Contando con estrategias subversivas, dirigidas a la destrucción de personas y de cosas, asestando golpes no ya en objetivos militares sino en los lugares donde transcurre la vida cotidiana, el terrorismo se ha transformado en una red oscura de complicidades políticas, con sofisticados medios técnicos y avales financieros. Se mata a sangre fría. Esa es la primera condición para que la ira se propague a escala universal: a sangre fría. 


El terrorista de hoy tiene al servicio de su irracionalidad instrumentos inconmensurablemente más eficaces que el fuego utilizado por Nerón para destruir Roma y por ello su presencia destruye la esperanza y perturba a los prudentes.


Sólo se puede vencer al terrorismo recuperando el orden; no cualquier orden, sino el que impone las "cosas en su lugar'', ese mismo orden que sustenta la paz y la belleza como enseñó San Agustín luego de contemplar desde su fe cristiana el dolor que soportaron en su tiempo frente a la irracionalidad de la corrupción de la cultura antigua y de la barbarie de los inciviles. El mismo Agustín escribió 4 Sermones explicando la calamidad que significó en el 410 el saqueo de la Eterna Roma a manos de los visigodos de Alarico. La providencia divina habría de ser la clave de lectura para no caer en el desánimo completo, en la pluma del obispo de Hipona.

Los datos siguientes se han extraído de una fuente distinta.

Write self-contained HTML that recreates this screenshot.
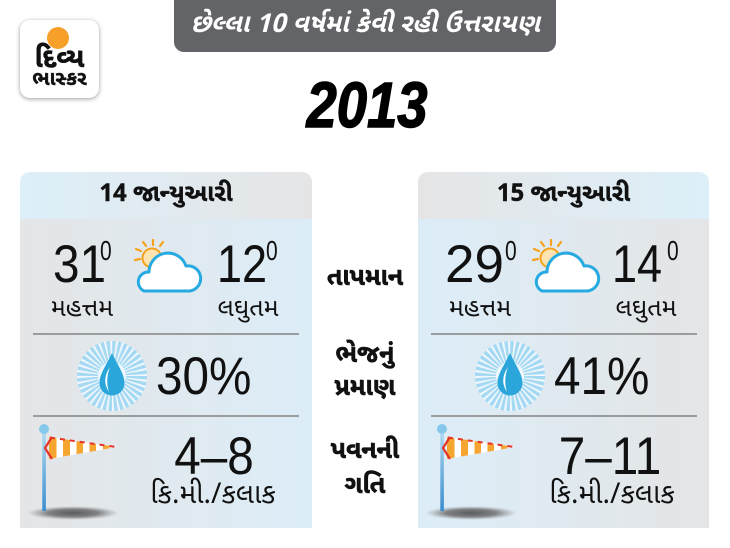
<!DOCTYPE html>
<html><head><meta charset="utf-8">
<style>
html,body{margin:0;padding:0;}
body{width:730px;height:548px;overflow:hidden;background:#fff;position:relative;font-family:"Liberation Sans","Noto Sans Gujarati","Lohit Gujarati",sans-serif;color:#111;}
.a{position:absolute;white-space:nowrap;}
.g{font-family:"Noto Sans Gujarati","Lohit Gujarati","Shruti","Liberation Sans",sans-serif;}
.c{text-align:center;}
.big{font-size:53px;line-height:53px;font-weight:400;transform:scaleX(0.85);transform-origin:left top;}
.bigc{font-size:53px;line-height:53px;font-weight:400;transform:scaleX(0.9);transform-origin:center top;text-align:center;}
.sup{font-size:28px;line-height:28px;transform:scaleX(0.75);transform-origin:left top;}
.lbl{font-size:25px;line-height:26px;}
.mid{font-size:25px;line-height:28px;font-weight:bold;width:140px;left:295px;text-align:center;-webkit-text-stroke:0.6px #111;}
.panel{position:absolute;top:172px;height:356px;border-radius:10px 10px 0 0;overflow:hidden;}
.hd{position:absolute;left:0;top:0;right:0;height:47px;font-weight:bold;font-size:24px;line-height:47px;text-align:center;-webkit-text-stroke:0.4px #111;}
.bd{position:absolute;left:0;top:47px;right:0;bottom:0;}
.sep{position:absolute;height:2px;background:#9b9c9e;}
</style></head>
<body>
<!-- logo -->
<div class="a" style="left:20px;top:20px;width:79px;height:78px;border-radius:10px;background:#fff;box-shadow:0 1px 4px rgba(0,0,0,.4);"></div>
<div class="a" style="left:47px;top:27px;width:22px;height:22px;border-radius:50%;background:#f6a02a;"></div>
<div class="a g c" style="left:15px;top:49px;width:89px;font-size:27px;line-height:26px;font-weight:bold;-webkit-text-stroke:0.6px #111;">દિવ્ય</div>
<div class="a g c" style="left:15px;top:71px;width:89px;font-size:20px;line-height:20px;font-weight:bold;-webkit-text-stroke:0.4px #111;">ભાસ્કર</div>

<!-- banner -->
<div class="a g c" style="left:174px;top:0;width:382px;height:52px;background:#636467;border-radius:0 0 10px 10px;color:#fff;font-size:26px;line-height:52px;font-weight:bold;font-style:italic;">છેલ્લા 10 વર્ષમાં કેવી રહી ઉત્તરાયણ</div>

<!-- year -->
<div class="a c" style="left:267px;top:73px;width:200px;font-size:64px;line-height:64px;font-weight:bold;font-style:italic;transform:scaleX(0.85);-webkit-text-stroke:1.5px #000;color:#000;">2013</div>

<!-- panels -->
<div class="panel" style="left:20px;width:292px;">
  <div class="hd g" style="background:linear-gradient(to right,#ddeff9,#e5e5e6);">14 જાન્યુઆરી</div>
  <div class="bd" style="background:linear-gradient(to right,#e4e5e6,#dcedf8);"></div>
</div>
<div class="panel" style="left:418px;width:291px;">
  <div class="hd g" style="background:linear-gradient(to right,#e5e5e6,#ddeff9);">15 જાન્યુઆરી</div>
  <div class="bd" style="background:linear-gradient(to right,#dcedf8,#e4e5e6);"></div>
</div>

<div class="sep" style="left:33px;top:333px;width:266px;"></div>
<div class="sep" style="left:33px;top:415px;width:266px;"></div>
<div class="sep" style="left:431px;top:333px;width:266px;"></div>
<div class="sep" style="left:431px;top:415px;width:266px;"></div>

<!-- graphics -->
<svg class="a" style="left:0;top:0;" width="730" height="548" viewBox="0 0 730 548">
  <defs>
    <linearGradient id="pole" x1="0" y1="0" x2="0" y2="1">
      <stop offset="0" stop-color="#b2dcf2"/><stop offset="1" stop-color="#3a8dcf"/>
    </linearGradient>
    <linearGradient id="str" gradientUnits="userSpaceOnUse" x1="50" y1="0" x2="116" y2="0">
      <stop offset="0" stop-color="#f7a531"/><stop offset="0.1" stop-color="#f7a531"/>
      <stop offset="0.1" stop-color="#fff"/><stop offset="0.2" stop-color="#fff"/>
      <stop offset="0.2" stop-color="#f7a531"/><stop offset="0.3" stop-color="#f7a531"/>
      <stop offset="0.3" stop-color="#fff"/><stop offset="0.4" stop-color="#fff"/>
      <stop offset="0.4" stop-color="#f7a531"/><stop offset="0.5" stop-color="#f7a531"/>
      <stop offset="0.5" stop-color="#fff"/><stop offset="0.6" stop-color="#fff"/>
      <stop offset="0.6" stop-color="#f7a531"/><stop offset="0.7" stop-color="#f7a531"/>
      <stop offset="0.7" stop-color="#fff"/><stop offset="0.8" stop-color="#fff"/>
      <stop offset="0.8" stop-color="#f7a531"/><stop offset="0.9" stop-color="#f7a531"/>
      <stop offset="0.9" stop-color="#fff"/><stop offset="1" stop-color="#fff"/>
    </linearGradient>
    <radialGradient id="sh" cx="0.5" cy="0.5" r="0.5">
      <stop offset="0" stop-color="#5a5b5d"/><stop offset="0.55" stop-color="#808183"/><stop offset="1" stop-color="#9a9b9d" stop-opacity="0"/>
    </radialGradient>
    <g id="set">
      <!-- sun + cloud -->
      <g stroke="#f7a21b" stroke-width="2.2" stroke-linecap="round">
        <line x1="153" y1="245" x2="153" y2="240"/>
        <line x1="160" y1="246" x2="163" y2="242"/>
        <line x1="146" y1="246" x2="143" y2="242"/>
        <line x1="141" y1="251" x2="136" y2="249"/>
        <line x1="140" y1="259" x2="135" y2="260"/>
      </g>
      <circle cx="152" cy="258" r="9.5" fill="#fde3b0" stroke="#f7a21b" stroke-width="2"/>
      <path d="M144 291 A10 10 0 0 1 149 272 A19 19 0 0 1 186 266 A12.5 12.5 0 0 1 190 291 Z" fill="#fff" stroke="#27aae1" stroke-width="3" stroke-linejoin="round"/>
      <!-- humidity burst -->
      <circle cx="112" cy="376" r="35" fill="#eef7fc"/>
      <circle cx="112" cy="376" r="24.5" fill="none" stroke="#a5d8f3" stroke-width="21" stroke-dasharray="2.6 1.675"/>
      <path d="M112 353 C106 366 99.5 374 99.5 383 A12.5 12.5 0 0 0 124.5 383 C124.5 374 118 366 112 353 Z" fill="#2aa6da"/>
      <path d="M110 367 Q101 380 109 392 Q105 380 110 367 Z" fill="#fff"/>
      <!-- wind flag -->
      <ellipse cx="73" cy="513" rx="46" ry="7" fill="url(#sh)"/>
      <rect x="42.3" y="430" width="3.6" height="81" fill="url(#pole)"/>
      <circle cx="44" cy="429" r="5" fill="#86c8ec"/>
      <polygon points="49,437 117,447 49,459" fill="url(#str)"/>
      <line x1="50" y1="437.5" x2="116" y2="447" stroke="#e5352b" stroke-width="2" stroke-dasharray="5 5"/>
      <polyline points="52,437 45,448 52,459" fill="none" stroke="#e5352b" stroke-width="2.2"/>
    </g>
  </defs>
  <use href="#set"/>
  <use href="#set" transform="translate(398,0)"/>
</svg>

<!-- left panel text -->
<div class="a big" style="left:53px;top:238px;transform:scaleX(0.9);">31</div>
<div class="a sup" style="left:100px;top:237px;">0</div>
<div class="a big" style="left:217px;top:238px;">12</div>
<div class="a sup" style="left:266px;top:237px;">0</div>
<div class="a lbl g c" style="left:22px;top:298px;width:120px;">મહત્તમ</div>
<div class="a lbl g c" style="left:188px;top:298px;width:120px;">લઘુતમ</div>
<div class="a big" style="left:156px;top:350px;transform:scaleX(0.9);">30%</div>
<div class="a bigc" style="left:134px;top:430px;width:160px;">4–8</div>
<div class="a g c" style="left:123px;top:483px;width:180px;font-size:28px;line-height:28px;">કિ.મી./કલાક</div>

<!-- right panel text -->
<div class="a big" style="left:445px;top:238px;transform:none;">29</div>
<div class="a sup" style="left:505px;top:237px;">0</div>
<div class="a big" style="left:612px;top:238px;">14</div>
<div class="a sup" style="left:667px;top:237px;">0</div>
<div class="a lbl g c" style="left:420px;top:298px;width:120px;">મહત્તમ</div>
<div class="a lbl g c" style="left:586px;top:298px;width:120px;">લઘુતમ</div>
<div class="a big" style="left:554px;top:350px;transform:scaleX(0.9);">41%</div>
<div class="a bigc" style="left:530px;top:430px;width:160px;">7–11</div>
<div class="a g c" style="left:522px;top:483px;width:180px;font-size:28px;line-height:28px;">કિ.મી./કલાક</div>

<!-- middle labels -->
<div class="a mid g" style="top:266px;">તાપમાન</div>
<div class="a mid g" style="top:343px;">ભેજનું</div>
<div class="a mid g" style="top:376px;">પ્રમાણ</div>
<div class="a mid g" style="top:439px;">પવનની</div>
<div class="a mid g" style="top:474px;">ગતિ</div>
</body></html>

Y para aquella minúscula porción de personas que aún creen en la "guerra santa", digámoslo claramente: "guerra santa" es una contradicción en los términos. Ninguna guerra es buena. No trae frutos de justicia.


Para construir una nueva cultura donde la paz sea cimiento de las relaciones entre hombres no basta el discurso de mera denuncia y el uso de la fuerza represora. Es necesario actuar suprimiendo sus causas profundas, donde radica el verdadero desorden, base y origen de las diversas manifestaciones de violencia cuyo amplio espectro abarca desde el miedo a usar de la propia libertad hasta el odio a la libertad del otro que impulsa a la comisión de hechos donde la destrucción y la muerte producen generalizado pánico. En otras palabras, luchar contra el terrorismo debilitando sus causas. Este es el camino obligado. Cualquier proyecto que mantenga separados dos derechos indivisibles e interdependientes como el de la paz y el de un desarrollo integral y solidario está condenado al fracaso.

Por el Pbro. Dr. José Juan García
Vicerrector de la Universidad Católica de Cuyo.